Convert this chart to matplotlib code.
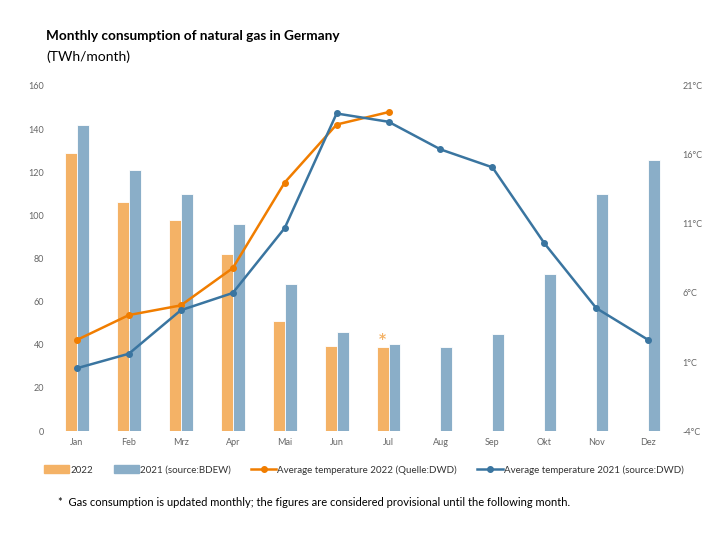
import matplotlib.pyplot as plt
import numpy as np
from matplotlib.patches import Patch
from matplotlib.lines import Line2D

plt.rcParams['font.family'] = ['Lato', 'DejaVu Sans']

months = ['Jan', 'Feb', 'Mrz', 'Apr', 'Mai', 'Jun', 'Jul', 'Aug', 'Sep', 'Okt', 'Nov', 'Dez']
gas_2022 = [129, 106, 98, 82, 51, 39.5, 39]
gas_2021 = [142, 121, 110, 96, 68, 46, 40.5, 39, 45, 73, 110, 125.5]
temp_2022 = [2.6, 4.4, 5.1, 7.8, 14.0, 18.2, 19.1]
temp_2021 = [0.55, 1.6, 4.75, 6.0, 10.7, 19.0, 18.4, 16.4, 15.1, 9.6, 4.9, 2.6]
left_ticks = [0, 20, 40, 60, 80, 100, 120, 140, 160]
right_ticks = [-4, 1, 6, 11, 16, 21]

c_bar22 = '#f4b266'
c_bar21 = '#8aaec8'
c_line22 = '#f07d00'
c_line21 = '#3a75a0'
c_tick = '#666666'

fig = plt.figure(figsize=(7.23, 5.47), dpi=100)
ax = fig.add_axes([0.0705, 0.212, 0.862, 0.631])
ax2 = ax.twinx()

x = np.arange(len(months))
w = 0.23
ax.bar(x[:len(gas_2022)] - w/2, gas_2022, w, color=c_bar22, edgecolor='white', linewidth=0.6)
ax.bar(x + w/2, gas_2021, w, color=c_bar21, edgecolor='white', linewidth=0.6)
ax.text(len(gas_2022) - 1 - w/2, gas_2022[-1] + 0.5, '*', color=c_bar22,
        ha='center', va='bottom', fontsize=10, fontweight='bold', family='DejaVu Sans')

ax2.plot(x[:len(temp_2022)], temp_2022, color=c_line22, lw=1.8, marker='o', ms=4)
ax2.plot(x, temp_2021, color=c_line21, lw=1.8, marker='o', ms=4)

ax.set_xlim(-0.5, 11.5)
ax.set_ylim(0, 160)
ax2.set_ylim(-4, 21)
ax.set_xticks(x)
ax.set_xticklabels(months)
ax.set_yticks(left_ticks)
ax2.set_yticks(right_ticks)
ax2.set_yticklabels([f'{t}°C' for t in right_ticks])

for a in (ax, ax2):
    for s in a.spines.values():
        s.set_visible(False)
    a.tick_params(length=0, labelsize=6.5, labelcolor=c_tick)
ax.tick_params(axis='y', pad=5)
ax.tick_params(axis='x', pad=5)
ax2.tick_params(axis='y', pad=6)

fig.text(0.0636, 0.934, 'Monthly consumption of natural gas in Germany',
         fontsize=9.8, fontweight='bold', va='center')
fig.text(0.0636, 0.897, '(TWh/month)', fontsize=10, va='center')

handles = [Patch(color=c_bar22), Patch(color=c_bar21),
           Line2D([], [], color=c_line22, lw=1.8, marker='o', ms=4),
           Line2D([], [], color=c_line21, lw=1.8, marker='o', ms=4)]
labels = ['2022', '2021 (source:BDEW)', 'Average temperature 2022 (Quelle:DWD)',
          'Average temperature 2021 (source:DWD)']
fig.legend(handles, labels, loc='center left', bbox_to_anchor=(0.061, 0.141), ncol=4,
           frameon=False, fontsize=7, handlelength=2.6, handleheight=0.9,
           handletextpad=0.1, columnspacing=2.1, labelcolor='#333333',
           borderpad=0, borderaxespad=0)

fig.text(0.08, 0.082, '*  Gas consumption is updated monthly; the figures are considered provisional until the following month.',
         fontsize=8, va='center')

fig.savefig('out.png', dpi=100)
◇ ◇ ◇ ◇ ◇ ◇ ◇
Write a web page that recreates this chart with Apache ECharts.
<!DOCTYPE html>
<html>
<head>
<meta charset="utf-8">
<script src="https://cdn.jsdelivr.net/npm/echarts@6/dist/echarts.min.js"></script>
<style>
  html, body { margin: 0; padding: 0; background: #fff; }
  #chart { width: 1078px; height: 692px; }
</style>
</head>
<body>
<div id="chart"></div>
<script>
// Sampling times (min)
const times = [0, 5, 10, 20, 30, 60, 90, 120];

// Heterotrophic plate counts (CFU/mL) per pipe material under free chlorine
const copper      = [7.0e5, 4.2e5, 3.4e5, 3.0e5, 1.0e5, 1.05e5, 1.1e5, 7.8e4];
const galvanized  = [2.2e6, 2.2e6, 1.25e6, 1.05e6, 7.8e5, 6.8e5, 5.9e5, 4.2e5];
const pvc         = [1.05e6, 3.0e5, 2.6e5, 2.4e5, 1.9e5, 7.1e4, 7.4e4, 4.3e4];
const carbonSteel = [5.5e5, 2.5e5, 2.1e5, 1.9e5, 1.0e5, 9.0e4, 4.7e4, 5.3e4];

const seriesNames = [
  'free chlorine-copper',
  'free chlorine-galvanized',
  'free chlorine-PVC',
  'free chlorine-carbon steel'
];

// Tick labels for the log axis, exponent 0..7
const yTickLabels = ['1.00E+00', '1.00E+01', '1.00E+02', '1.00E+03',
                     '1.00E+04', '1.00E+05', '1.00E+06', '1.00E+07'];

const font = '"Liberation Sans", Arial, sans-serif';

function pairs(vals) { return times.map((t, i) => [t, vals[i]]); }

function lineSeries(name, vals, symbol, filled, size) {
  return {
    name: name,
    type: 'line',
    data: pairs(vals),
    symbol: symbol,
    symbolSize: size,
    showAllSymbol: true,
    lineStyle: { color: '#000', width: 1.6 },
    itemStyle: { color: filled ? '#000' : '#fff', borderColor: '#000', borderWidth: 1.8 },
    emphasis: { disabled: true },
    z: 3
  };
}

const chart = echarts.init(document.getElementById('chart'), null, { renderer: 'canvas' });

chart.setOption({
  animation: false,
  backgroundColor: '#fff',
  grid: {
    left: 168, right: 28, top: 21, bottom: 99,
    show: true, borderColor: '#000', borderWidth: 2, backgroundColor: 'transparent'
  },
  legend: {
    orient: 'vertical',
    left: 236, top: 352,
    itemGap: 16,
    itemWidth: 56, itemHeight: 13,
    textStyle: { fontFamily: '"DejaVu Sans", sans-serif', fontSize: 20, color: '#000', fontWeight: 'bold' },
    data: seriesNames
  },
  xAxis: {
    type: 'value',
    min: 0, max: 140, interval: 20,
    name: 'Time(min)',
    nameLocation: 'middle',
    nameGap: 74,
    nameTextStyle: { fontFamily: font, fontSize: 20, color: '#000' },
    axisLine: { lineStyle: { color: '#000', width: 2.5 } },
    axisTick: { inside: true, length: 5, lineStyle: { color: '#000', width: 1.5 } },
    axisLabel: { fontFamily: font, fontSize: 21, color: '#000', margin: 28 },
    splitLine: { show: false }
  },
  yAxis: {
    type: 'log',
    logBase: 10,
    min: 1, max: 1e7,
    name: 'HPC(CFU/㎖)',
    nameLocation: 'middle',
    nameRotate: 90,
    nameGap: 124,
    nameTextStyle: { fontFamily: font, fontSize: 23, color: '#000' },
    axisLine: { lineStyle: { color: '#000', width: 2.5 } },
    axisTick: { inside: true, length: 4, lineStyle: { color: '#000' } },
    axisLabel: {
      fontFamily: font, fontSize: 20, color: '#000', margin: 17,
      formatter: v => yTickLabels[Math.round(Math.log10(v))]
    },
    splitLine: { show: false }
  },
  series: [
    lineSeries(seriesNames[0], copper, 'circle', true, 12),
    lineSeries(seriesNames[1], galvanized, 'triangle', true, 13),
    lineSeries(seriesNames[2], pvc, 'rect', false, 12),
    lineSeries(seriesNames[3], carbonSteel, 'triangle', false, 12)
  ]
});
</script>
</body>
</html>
◇ ◇ ◇ ◇ ◇ ◇ ◇
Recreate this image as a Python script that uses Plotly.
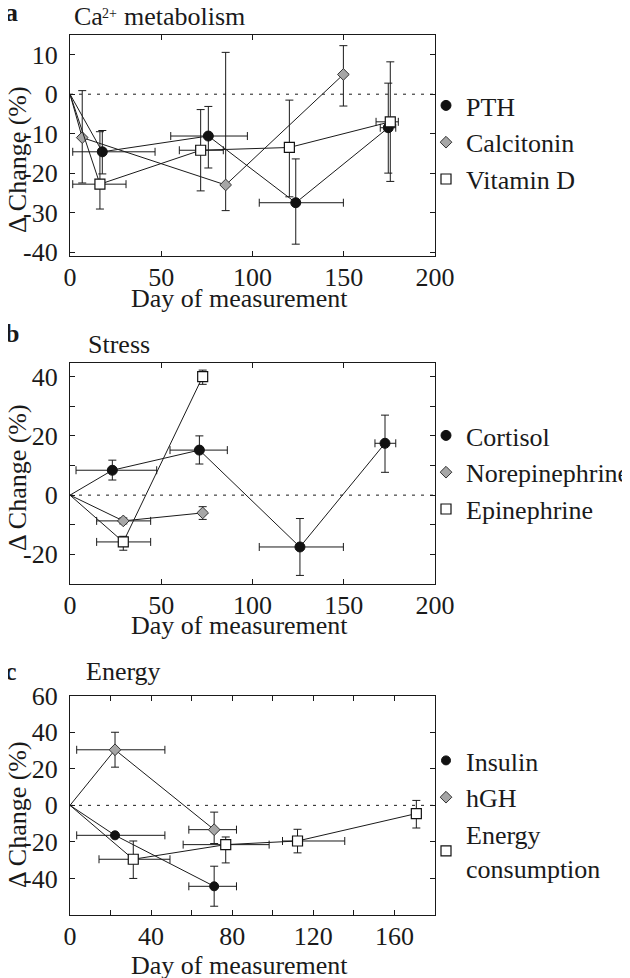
◇ ◇ ◇ ◇ ◇ ◇ ◇
Only the lines starting at the line with "Convert this chart to matplotlib code." and ending at the line with "plt.rcParams['font.family'] = ['Lato', 'DejaVu" should be printed again, exactly and with both ends kept; omit the pictures.

Convert this chart to matplotlib code.
import matplotlib.pyplot as plt
import numpy as np
from matplotlib.patches import Patch
from matplotlib.lines import Line2D

plt.rcParams['font.family'] = ['Lato', 'DejaVu Sans']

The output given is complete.